Aronofsky edifica una costruzione chiusa nella quale taglia continuamente spiragli che rimandano ad altro (sapendo che la qualità di "rimando ad altro" è caratteristica della poesia cui il protagonista del suo film immola la propria esistenza) e restituisce al pubblico alcune delle sue preoccupazioni personali più presenti: la difficoltà di essere padre, il potere fagocitante del narcisismo artistico, il rapporto con la popolarità, in egual misura seducente e letale.

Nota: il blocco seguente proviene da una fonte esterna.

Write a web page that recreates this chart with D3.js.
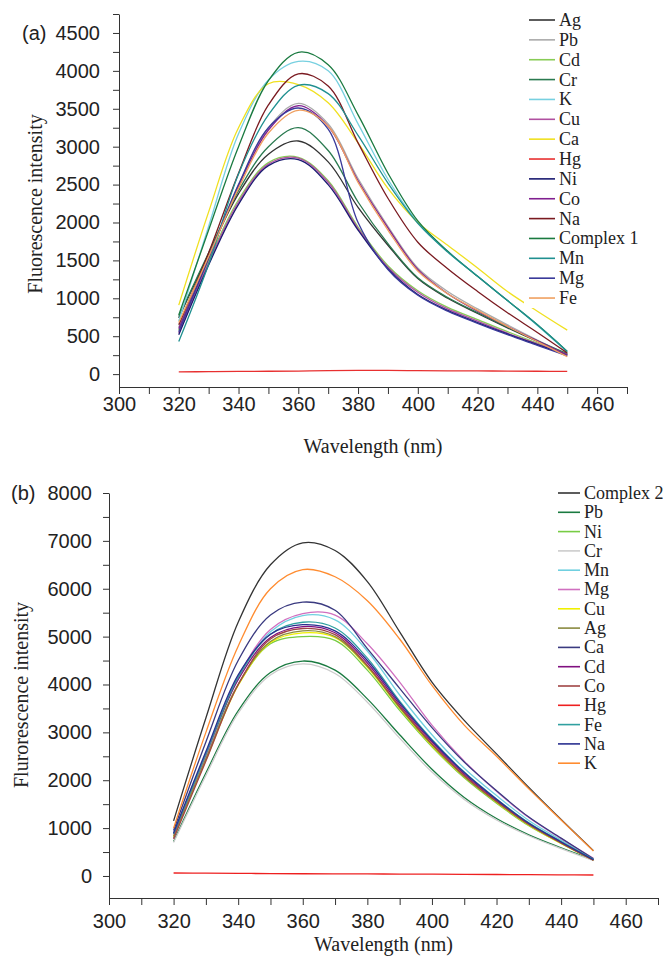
<!DOCTYPE html>
<html>
<head>
<meta charset="utf-8">
<title>Fluorescence spectra</title>
<script src="https://cdnjs.cloudflare.com/ajax/libs/d3/7.8.5/d3.min.js"></script>
<style>
body { margin:0; background:#fff; }
svg { display:block; }
.axis text { font-family:"Liberation Sans", Arial, sans-serif; font-size:20px; fill:#222; }
.axis path, .axis line { stroke:#333; stroke-width:1; }
.title { font-family:"Liberation Serif", "Times New Roman", serif; font-size:20px; fill:#222; }
.panel-label { font-family:"Liberation Sans", Arial, sans-serif; font-size:20px; fill:#222; }
.legend text { font-family:"Liberation Serif", "Times New Roman", serif; font-size:18px; fill:#222; }
</style>
</head>
<body>
<svg id="chart" width="665" height="967"></svg>
<script>
// wavelengths (nm) shared by both panels
var wavelengths = [320, 330, 340, 350, 360, 370, 380, 390, 400, 410, 420, 430, 440, 450];
var xTickLabels = [300, 320, 340, 360, 380, 400, 420, 440, 460];
var yTickLabelsA = [0, 500, 1000, 1500, 2000, 2500, 3000, 3500, 4000, 4500];
var yTickLabelsB = [0, 1000, 2000, 3000, 4000, 5000, 6000, 7000, 8000];

// panel (a)
var a_Ag       = [740, 1580, 2380, 2900, 3075, 2800, 2200, 1700, 1260, 1000, 800, 610, 430, 260];
var a_Pb       = [620, 1550, 2500, 3250, 3570, 3300, 2580, 1950, 1400, 1090, 860, 650, 450, 260];
var a_Cd       = [580, 1500, 2300, 2790, 2860, 2550, 1940, 1430, 1100, 880, 720, 560, 410, 270];
var a_Cr       = [760, 1600, 2420, 3000, 3250, 2950, 2270, 1720, 1270, 1010, 810, 620, 440, 270];
var a_K        = [700, 1950, 3170, 3880, 4125, 4000, 3300, 2570, 2000, 1620, 1290, 970, 640, 290];
var a_Cu       = [540, 1470, 2270, 2770, 2850, 2530, 1920, 1410, 1080, 860, 700, 540, 400, 260];
var a_Ca       = [910, 2140, 3250, 3830, 3820, 3580, 3050, 2450, 2000, 1700, 1400, 1090, 830, 580];
var a_Hg       = [30, 32, 35, 38, 40, 45, 48, 48, 46, 44, 42, 40, 38, 35];
var a_Ni       = [520, 1440, 2240, 2750, 2830, 2500, 1900, 1390, 1050, 840, 680, 530, 390, 250];
var a_Co       = [600, 1530, 2480, 3220, 3540, 3270, 2550, 1930, 1380, 1060, 830, 630, 440, 250];
var a_Na       = [650, 1600, 2650, 3550, 3960, 3800, 3050, 2320, 1740, 1390, 1090, 810, 550, 280];
var a_Complex1 = [780, 1900, 3000, 3870, 4245, 4080, 3420, 2650, 2020, 1620, 1290, 970, 650, 300];
var a_Mn       = [430, 1450, 2640, 3420, 3810, 3700, 3150, 2520, 1990, 1610, 1290, 970, 650, 300];
var a_Mg       = [560, 1530, 2500, 3250, 3510, 3230, 2000, 1380, 1040, 830, 670, 520, 380, 240];
var a_Fe       = [680, 1550, 2450, 3180, 3480, 3270, 2530, 1900, 1360, 1060, 840, 630, 430, 230];

// panel (b)
var b_Complex2 = [1150, 3300, 5300, 6500, 6960, 6800, 6150, 5100, 4050, 3250, 2550, 1850, 1180, 530];
var b_Pb       = [720, 2150, 3450, 4250, 4490, 4300, 3700, 2950, 2230, 1640, 1200, 860, 590, 340];
var b_Ni       = [800, 2500, 4000, 4850, 5000, 4920, 4300, 3460, 2700, 2050, 1520, 1050, 680, 330];
var b_Cr       = [700, 2100, 3400, 4200, 4430, 4230, 3630, 2880, 2170, 1600, 1170, 840, 570, 320];
var b_Mn       = [800, 2500, 4150, 5100, 5440, 5350, 4700, 3780, 2950, 2250, 1680, 1160, 750, 360];
var b_Mg       = [780, 2500, 4150, 5150, 5480, 5450, 4850, 4050, 3150, 2400, 1770, 1220, 780, 370];
var b_Cu       = [820, 2420, 3980, 4880, 5080, 4980, 4360, 3500, 2720, 2070, 1540, 1060, 680, 330];
var b_Ag       = [830, 2450, 4000, 4900, 5120, 5000, 4380, 3520, 2740, 2080, 1550, 1070, 690, 330];
var b_Ca       = [950, 2800, 4500, 5450, 5720, 5550, 4750, 3920, 3100, 2380, 1780, 1230, 790, 360];
var b_Cd       = [870, 2550, 4100, 4980, 5210, 5080, 4450, 3580, 2800, 2130, 1580, 1090, 700, 335];
var b_Co       = [780, 2400, 4000, 4950, 5170, 5040, 4400, 3540, 2760, 2100, 1560, 1080, 690, 330];
var b_Hg       = [62, 58, 54, 50, 47, 44, 42, 40, 37, 34, 31, 28, 24, 20];
var b_Fe       = [880, 2550, 4150, 5050, 5300, 5180, 4550, 3650, 2850, 2170, 1610, 1110, 720, 350];
var b_Na       = [900, 2600, 4200, 5050, 5250, 5120, 4500, 3620, 2830, 2160, 1600, 1100, 710, 340];
var b_K        = [1000, 3000, 4800, 6000, 6400, 6250, 5750, 4950, 3980, 3150, 2500, 1820, 1170, 520];

var seriesA = [
    {name:'Ag', values:a_Ag, color:'#333333'},
    {name:'Pb', values:a_Pb, color:'#aaaaaa'},
    {name:'Cd', values:a_Cd, color:'#88cc55'},
    {name:'Cr', values:a_Cr, color:'#2a7a50'},
    {name:'K', values:a_K, color:'#77d0e0'},
    {name:'Cu', values:a_Cu, color:'#b050a0'},
    {name:'Ca', values:a_Ca, color:'#f0e020'},
    {name:'Hg', values:a_Hg, color:'#e83030'},
    {name:'Ni', values:a_Ni, color:'#1a1a70'},
    {name:'Co', values:a_Co, color:'#802090'},
    {name:'Na', values:a_Na, color:'#7a1a20'},
    {name:'Complex 1', values:a_Complex1, color:'#1a7a40'},
    {name:'Mn', values:a_Mn, color:'#209090'},
    {name:'Mg', values:a_Mg, color:'#3a3a9a'},
    {name:'Fe', values:a_Fe, color:'#f0a060'}
];

var seriesB = [
    {name:'Complex 2', values:b_Complex2, color:'#333333'},
    {name:'Pb', values:b_Pb, color:'#1a7a40'},
    {name:'Ni', values:b_Ni, color:'#77cc44'},
    {name:'Cr', values:b_Cr, color:'#cccccc'},
    {name:'Mn', values:b_Mn, color:'#70d0e0'},
    {name:'Mg', values:b_Mg, color:'#d070c0'},
    {name:'Cu', values:b_Cu, color:'#f0f000'},
    {name:'Ag', values:b_Ag, color:'#8a8a40'},
    {name:'Ca', values:b_Ca, color:'#3a3a80'},
    {name:'Cd', values:b_Cd, color:'#801080'},
    {name:'Co', values:b_Co, color:'#a04545'},
    {name:'Hg', values:b_Hg, color:'#ee2020'},
    {name:'Fe', values:b_Fe, color:'#30a0a0'},
    {name:'Na', values:b_Na, color:'#2a3090'},
    {name:'K', values:b_K, color:'#ff8c30'}
];

var svg = d3.select('#chart');

function drawPanel(p) {
    var x = d3.scaleLinear().domain([300, 470]).range([p.left, p.right]);
    var y = d3.scaleLinear().domain(p.yDomain).range([p.bottom, p.top]);
    var g = svg.append('g');

    var line = d3.line()
        .x(function(d, i) { return x(wavelengths[i]); })
        .y(function(d) { return y(d); })
        .curve(d3.curveCatmullRom);

    p.series.forEach(function(s) {
        g.append('path')
            .attr('d', line(s.values))
            .attr('fill', 'none')
            .attr('stroke', s.color)
            .attr('stroke-width', 1.3);
    });

    // legend sits on a white box over the lines
    var leg = g.append('g').attr('class', 'legend');
    if (p.legendBox) {
        leg.append('rect')
            .attr('x', p.legendBox[0]).attr('y', p.legendBox[1])
            .attr('width', p.legendBox[2]).attr('height', p.legendBox[3])
            .attr('fill', '#fff');
    }
    p.series.forEach(function(s, i) {
        var ly = p.legendY + i * p.legendStep;
        leg.append('line')
            .attr('x1', p.legendX).attr('x2', p.legendX + p.legendLen)
            .attr('y1', ly).attr('y2', ly)
            .attr('stroke', s.color).attr('stroke-width', 1.6);
        leg.append('text')
            .attr('x', p.legendX + p.legendLen + 4)
            .attr('y', ly).attr('dy', '0.33em')
            .text(s.name);
    });

    // x axis: ticks every 10 nm, labels every 20 nm
    var xTicks = d3.range(300, 471, 10);
    g.append('g').attr('class', 'axis')
        .attr('transform', 'translate(0,' + p.bottom + ')')
        .call(d3.axisBottom(x).tickValues(xTicks).tickSize(7).tickSizeOuter(0).tickPadding(p.xPad)
            .tickFormat(function(d) { return xTickLabels.indexOf(d) >= 0 ? d : ''; }));

    // y axis: minor ticks between labels
    var yTicks = d3.range(0, p.yDomain[1] + 1, p.yMinor);
    g.append('g').attr('class', 'axis')
        .attr('transform', 'translate(' + p.left + ',0)')
        .call(d3.axisLeft(y).tickValues(yTicks).tickSize(6).tickSizeOuter(0).tickPadding(p.yPad)
            .tickFormat(function(d) { return p.yLabels.indexOf(d) >= 0 ? d : ''; }));

    g.append('text').attr('class', 'title')
        .attr('x', (p.left + p.right) / 2).attr('y', p.bottom + p.xTitleOffset)
        .attr('text-anchor', 'middle')
        .text('Wavelength (nm)');

    g.append('text').attr('class', 'title')
        .attr('transform', 'translate(' + p.yTitleX + ',' + p.yTitleY + ') rotate(-90)')
        .attr('text-anchor', 'middle').attr('dy', '0.35em')
        .text(p.yTitle);

    g.append('text').attr('class', 'panel-label')
        .attr('x', p.labelX).attr('y', y(p.yLabels[p.yLabels.length - 1])).attr('dy', '0.35em')
        .text(p.label);
}

drawPanel({
    series: seriesA, label: '(a)', labelX: 22,
    left: 119, right: 627, top: 14, bottom: 387,
    yDomain: [-170, 4750], yMinor: 250, yLabels: yTickLabelsA,
    xPad: 3, yPad: 13, xTitleOffset: 66,
    yTitle: 'Fluorescence intensity', yTitleX: 35, yTitleY: 204,
    legendX: 529, legendLen: 26, legendY: 20, legendStep: 19.86,
    legendBox: [524, 6, 121, 302]
});

drawPanel({
    series: seriesB, label: '(b)', labelX: 11,
    left: 109, right: 658, top: 493, bottom: 898,
    yDomain: [-460, 8000], yMinor: 500, yLabels: yTickLabelsB,
    xPad: 9, yPad: 11, xTitleOffset: 53,
    yTitle: 'Flurorescence intensity', yTitleX: 21, yTitleY: 695,
    legendX: 558, legendLen: 22, legendY: 493, legendStep: 19.3,
    legendBox: null
});
</script>
</body>
</html>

E sceglie le giuste fisicità per i suoi protagonisti - solida e terragna Lei (Jennifer Lawrence), sfuggente e ambiguo lui (Javier Bardem) - affidando loro il compito di addentrarsi nel campo della dark comedy più che dell'horror, della parodia di genere più che del genere stesso, piegando la vicenda ai suoi scopi metafisici, dando forma ad uno spazio intimo per poi violentarlo ripetutamente con incursioni esterne e programmatica incuria.

Lo spettatore è costretto ad aderire allo spaesamento di Lei, che solo dopo un'ora di racconto grida "Uscite!" alle presenze (vere o immaginate) che la assalgono (e in inglese "Get out!" significa anche "scappa", come ha ricordato un recente horror altrettanto metafisico). La realtà che Lei fabbrica e vede ripetutamente demolita, facendosi beffe del suo tentativo di "sigillare le porte" ed escludere il resto del mondo, è allo stesso tempo una fortezza e una prigione; la sua generosità procreativa corrisponde perfettamente all'infinita capacità di Lui di accettare ogni sacrificio come un regalo che richiede gratitudine, ma non reciprocità. "Io sono io, tu sei la casa", dirà Lui, ben più lucido di Lei nel capire dove sta la loro differenza. E ancora una volta è un corpo femminile il terreno di raccolta cui un autore attinge (depredandolo) per raccontare il lato oscuro della natura umana.